Items listed in a dataset:

● ● ● ●

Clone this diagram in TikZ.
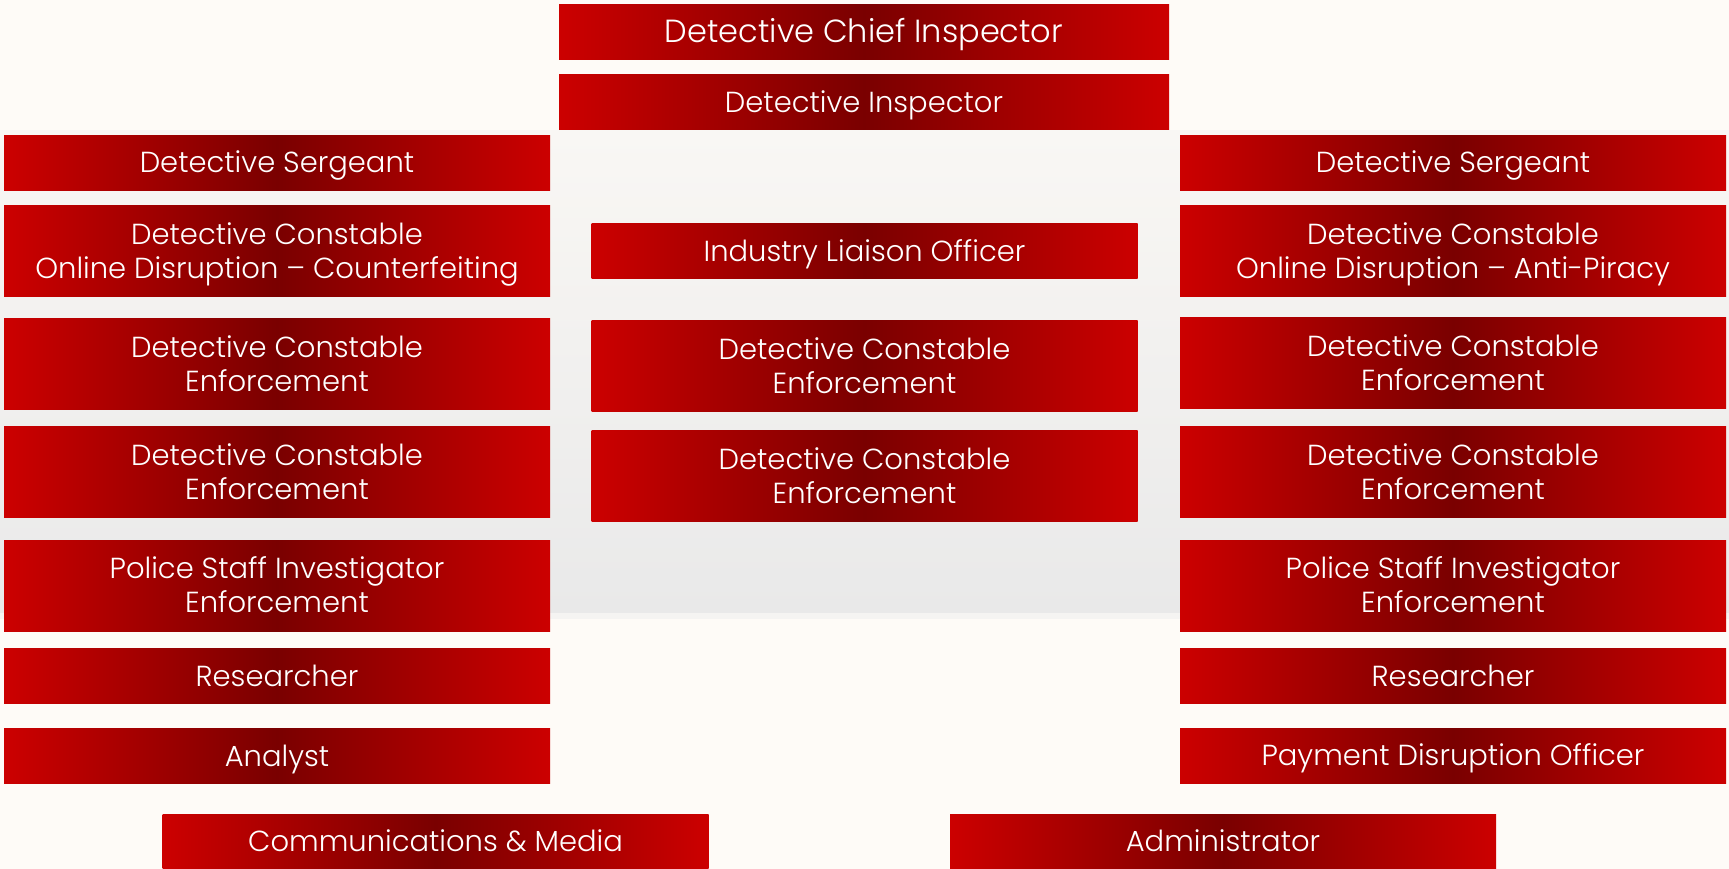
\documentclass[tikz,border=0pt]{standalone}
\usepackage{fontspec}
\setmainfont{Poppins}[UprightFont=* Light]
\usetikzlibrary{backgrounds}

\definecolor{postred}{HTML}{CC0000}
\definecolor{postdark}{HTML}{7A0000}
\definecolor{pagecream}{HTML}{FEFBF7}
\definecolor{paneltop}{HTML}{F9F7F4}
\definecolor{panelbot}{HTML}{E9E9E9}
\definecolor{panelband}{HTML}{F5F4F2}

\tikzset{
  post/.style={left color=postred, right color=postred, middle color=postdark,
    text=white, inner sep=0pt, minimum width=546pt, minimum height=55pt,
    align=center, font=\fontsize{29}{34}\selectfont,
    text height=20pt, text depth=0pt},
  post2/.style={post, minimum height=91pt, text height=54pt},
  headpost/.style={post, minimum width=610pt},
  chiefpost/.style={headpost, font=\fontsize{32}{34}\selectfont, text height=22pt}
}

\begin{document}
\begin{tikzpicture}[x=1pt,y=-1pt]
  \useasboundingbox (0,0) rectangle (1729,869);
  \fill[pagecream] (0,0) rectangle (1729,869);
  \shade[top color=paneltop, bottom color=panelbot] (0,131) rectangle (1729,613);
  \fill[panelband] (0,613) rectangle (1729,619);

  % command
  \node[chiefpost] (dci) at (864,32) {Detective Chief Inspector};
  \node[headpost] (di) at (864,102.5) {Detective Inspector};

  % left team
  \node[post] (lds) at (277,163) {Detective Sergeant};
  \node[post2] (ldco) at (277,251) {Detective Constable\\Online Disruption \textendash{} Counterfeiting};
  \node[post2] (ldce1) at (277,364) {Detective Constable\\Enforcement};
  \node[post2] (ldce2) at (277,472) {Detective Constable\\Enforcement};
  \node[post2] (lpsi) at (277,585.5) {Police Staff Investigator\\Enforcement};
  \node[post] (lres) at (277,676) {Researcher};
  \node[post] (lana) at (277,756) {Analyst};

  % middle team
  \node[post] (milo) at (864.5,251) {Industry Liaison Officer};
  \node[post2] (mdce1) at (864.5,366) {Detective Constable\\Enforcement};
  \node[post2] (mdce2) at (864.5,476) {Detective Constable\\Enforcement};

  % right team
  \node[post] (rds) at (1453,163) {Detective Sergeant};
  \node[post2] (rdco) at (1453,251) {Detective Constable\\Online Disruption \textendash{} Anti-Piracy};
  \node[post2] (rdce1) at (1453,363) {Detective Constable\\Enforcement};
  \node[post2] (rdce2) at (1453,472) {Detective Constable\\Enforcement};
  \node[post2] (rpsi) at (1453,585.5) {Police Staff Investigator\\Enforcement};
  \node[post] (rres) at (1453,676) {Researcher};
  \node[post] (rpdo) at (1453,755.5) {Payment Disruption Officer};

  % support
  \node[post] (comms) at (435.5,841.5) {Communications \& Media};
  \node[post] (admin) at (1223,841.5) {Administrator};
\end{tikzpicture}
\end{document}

● ● ● ●

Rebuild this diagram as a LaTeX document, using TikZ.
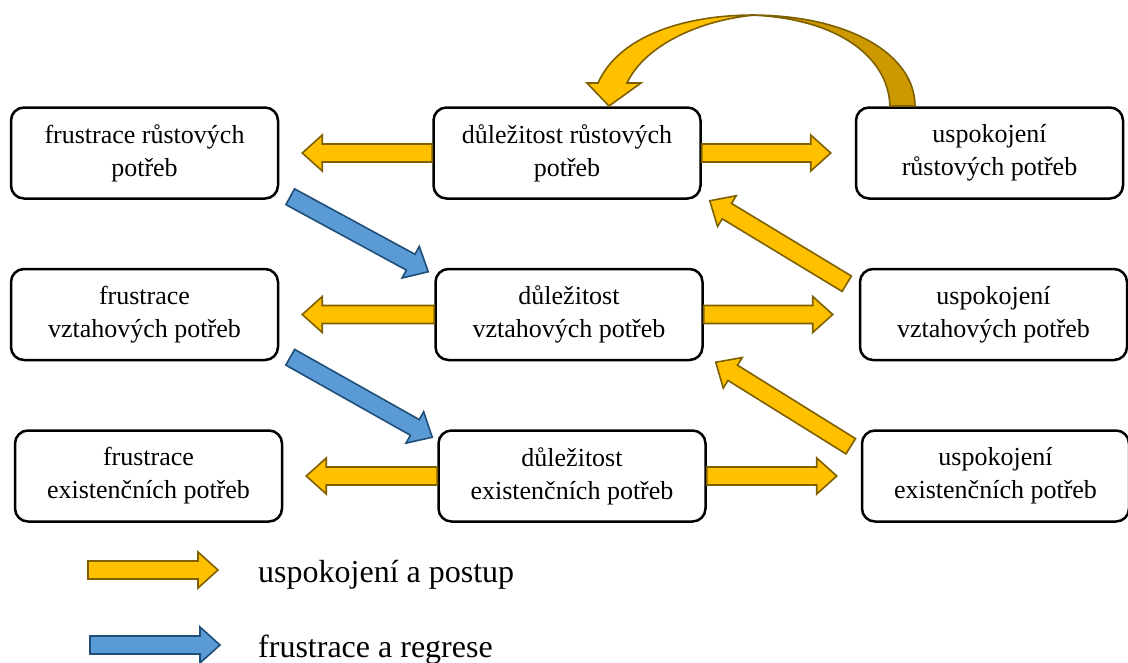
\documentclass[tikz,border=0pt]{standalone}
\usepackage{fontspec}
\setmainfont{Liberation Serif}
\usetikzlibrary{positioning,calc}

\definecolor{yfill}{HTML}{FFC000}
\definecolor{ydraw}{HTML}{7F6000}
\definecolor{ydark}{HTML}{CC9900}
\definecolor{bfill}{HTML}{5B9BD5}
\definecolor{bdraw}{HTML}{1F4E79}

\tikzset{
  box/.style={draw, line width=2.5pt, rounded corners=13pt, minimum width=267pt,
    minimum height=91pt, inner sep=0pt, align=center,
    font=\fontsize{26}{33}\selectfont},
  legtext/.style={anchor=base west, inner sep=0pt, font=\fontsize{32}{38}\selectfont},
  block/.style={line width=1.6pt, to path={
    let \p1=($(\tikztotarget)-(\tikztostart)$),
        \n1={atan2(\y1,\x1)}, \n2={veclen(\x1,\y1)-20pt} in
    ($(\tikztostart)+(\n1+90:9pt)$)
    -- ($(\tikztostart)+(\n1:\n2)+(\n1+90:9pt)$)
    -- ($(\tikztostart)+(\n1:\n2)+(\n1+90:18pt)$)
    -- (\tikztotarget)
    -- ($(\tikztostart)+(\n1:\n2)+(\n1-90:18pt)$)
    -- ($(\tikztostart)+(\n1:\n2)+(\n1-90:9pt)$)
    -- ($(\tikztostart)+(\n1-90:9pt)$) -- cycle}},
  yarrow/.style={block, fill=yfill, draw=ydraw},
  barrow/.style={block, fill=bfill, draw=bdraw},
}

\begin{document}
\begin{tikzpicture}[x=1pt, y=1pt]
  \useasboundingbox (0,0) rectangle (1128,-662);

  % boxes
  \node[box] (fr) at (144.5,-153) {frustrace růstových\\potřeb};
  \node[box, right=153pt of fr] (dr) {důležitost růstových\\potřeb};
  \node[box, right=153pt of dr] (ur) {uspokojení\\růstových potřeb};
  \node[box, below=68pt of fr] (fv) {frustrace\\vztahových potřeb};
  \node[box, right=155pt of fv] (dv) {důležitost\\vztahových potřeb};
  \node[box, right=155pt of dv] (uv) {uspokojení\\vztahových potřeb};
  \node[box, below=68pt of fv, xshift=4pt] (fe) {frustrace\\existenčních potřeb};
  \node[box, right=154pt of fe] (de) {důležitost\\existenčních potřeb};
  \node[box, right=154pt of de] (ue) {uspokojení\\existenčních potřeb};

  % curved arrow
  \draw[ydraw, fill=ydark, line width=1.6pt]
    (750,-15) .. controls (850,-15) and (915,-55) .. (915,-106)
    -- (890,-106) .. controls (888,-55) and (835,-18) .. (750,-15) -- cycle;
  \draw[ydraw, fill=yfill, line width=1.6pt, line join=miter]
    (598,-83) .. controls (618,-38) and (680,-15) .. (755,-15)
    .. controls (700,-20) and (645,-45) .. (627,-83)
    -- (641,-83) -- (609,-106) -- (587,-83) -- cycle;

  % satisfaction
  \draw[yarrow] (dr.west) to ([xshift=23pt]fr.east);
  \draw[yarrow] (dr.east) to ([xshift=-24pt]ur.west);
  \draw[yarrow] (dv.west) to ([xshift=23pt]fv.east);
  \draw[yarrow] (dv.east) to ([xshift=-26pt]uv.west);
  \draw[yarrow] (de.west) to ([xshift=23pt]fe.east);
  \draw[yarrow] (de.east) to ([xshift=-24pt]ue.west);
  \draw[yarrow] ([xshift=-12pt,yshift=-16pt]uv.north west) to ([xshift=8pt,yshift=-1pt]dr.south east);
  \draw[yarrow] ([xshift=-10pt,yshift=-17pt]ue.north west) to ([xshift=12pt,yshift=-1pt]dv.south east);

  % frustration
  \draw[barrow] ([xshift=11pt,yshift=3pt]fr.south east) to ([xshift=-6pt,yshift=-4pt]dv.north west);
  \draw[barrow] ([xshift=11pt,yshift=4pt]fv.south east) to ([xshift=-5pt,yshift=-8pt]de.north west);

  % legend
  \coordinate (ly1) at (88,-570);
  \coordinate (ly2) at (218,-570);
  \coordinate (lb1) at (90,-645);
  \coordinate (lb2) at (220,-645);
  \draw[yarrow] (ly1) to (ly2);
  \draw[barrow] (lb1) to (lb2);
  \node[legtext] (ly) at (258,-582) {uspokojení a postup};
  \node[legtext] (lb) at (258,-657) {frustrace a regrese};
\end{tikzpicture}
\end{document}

● ● ● ●

Your objective - Without the pictures, give again only the lines beginning at the line that contains "Clone this diagram in TikZ." and stopping after the line that contains "(0,613) rectangle (1729,619);", exactly as written.

Correct result -
Clone this diagram in TikZ.
\documentclass[tikz,border=0pt]{standalone}
\usepackage{fontspec}
\setmainfont{Poppins}[UprightFont=* Light]
\usetikzlibrary{backgrounds}

\definecolor{postred}{HTML}{CC0000}
\definecolor{postdark}{HTML}{7A0000}
\definecolor{pagecream}{HTML}{FEFBF7}
\definecolor{paneltop}{HTML}{F9F7F4}
\definecolor{panelbot}{HTML}{E9E9E9}
\definecolor{panelband}{HTML}{F5F4F2}

\tikzset{
  post/.style={left color=postred, right color=postred, middle color=postdark,
    text=white, inner sep=0pt, minimum width=546pt, minimum height=55pt,
    align=center, font=\fontsize{29}{34}\selectfont,
    text height=20pt, text depth=0pt},
  post2/.style={post, minimum height=91pt, text height=54pt},
  headpost/.style={post, minimum width=610pt},
  chiefpost/.style={headpost, font=\fontsize{32}{34}\selectfont, text height=22pt}
}

\begin{document}
\begin{tikzpicture}[x=1pt,y=-1pt]
  \useasboundingbox (0,0) rectangle (1729,869);
  \fill[pagecream] (0,0) rectangle (1729,869);
  \shade[top color=paneltop, bottom color=panelbot] (0,131) rectangle (1729,613);
  \fill[panelband] (0,613) rectangle (1729,619);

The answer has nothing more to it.